I focused on a problem related to Unmanned Aerial Vehicles (UAV) or drones, a mobile robot with six degrees of freedom. I worked with Microsoft AirSim physics-based simulator that provides access to the near-real-world drone equipped with many sensors like the first person image view, depth image, collision sense with an obstacle, and much more realistic sensory information.

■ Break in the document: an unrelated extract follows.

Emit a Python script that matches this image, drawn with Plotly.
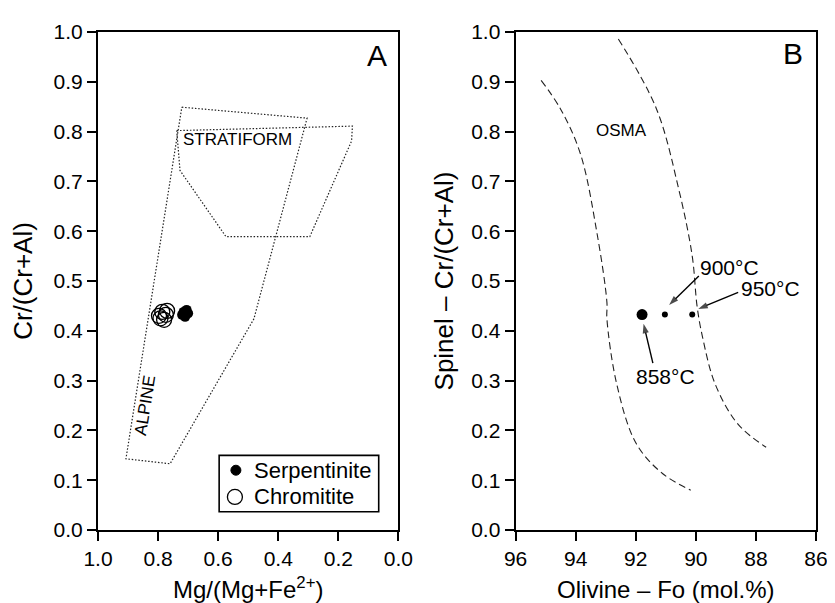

My problem statement was to address the obstacle collision avoidance issue in a given environment using RL algorithms. The high-dimensional nature of this problem that arises from the vast space of the environment and the six degrees of freedom which the drone inherits for motion makes this a challenging research problem to tackle. Additionally, RL algorithms rely on the reward functions for learning good sequential decision-making policies to solve the problem. Thus, reward shaping/designing is yet another challenge to overcome for a successful sequential decision-making policy. During this internship, I experimented with various sensors such as depth images to tackle the vast space issue and various distance-based reward function criteria for tackling the reward shaping challenge; while keeping the motion of the drone simple to focus on the sub-problems mentioned earlier. One of the autonomous solutions is the drone's first-person-view video which is playing on the left side of this post.
Apart from my core research activities during my internship, I also attended various activities like Friday lunches, technical talks hosted by Bell Labs which were very insightful and useful. My mentors at Nokia Bell Labs were very resourceful, apt, supportive, and really made the work environment fun!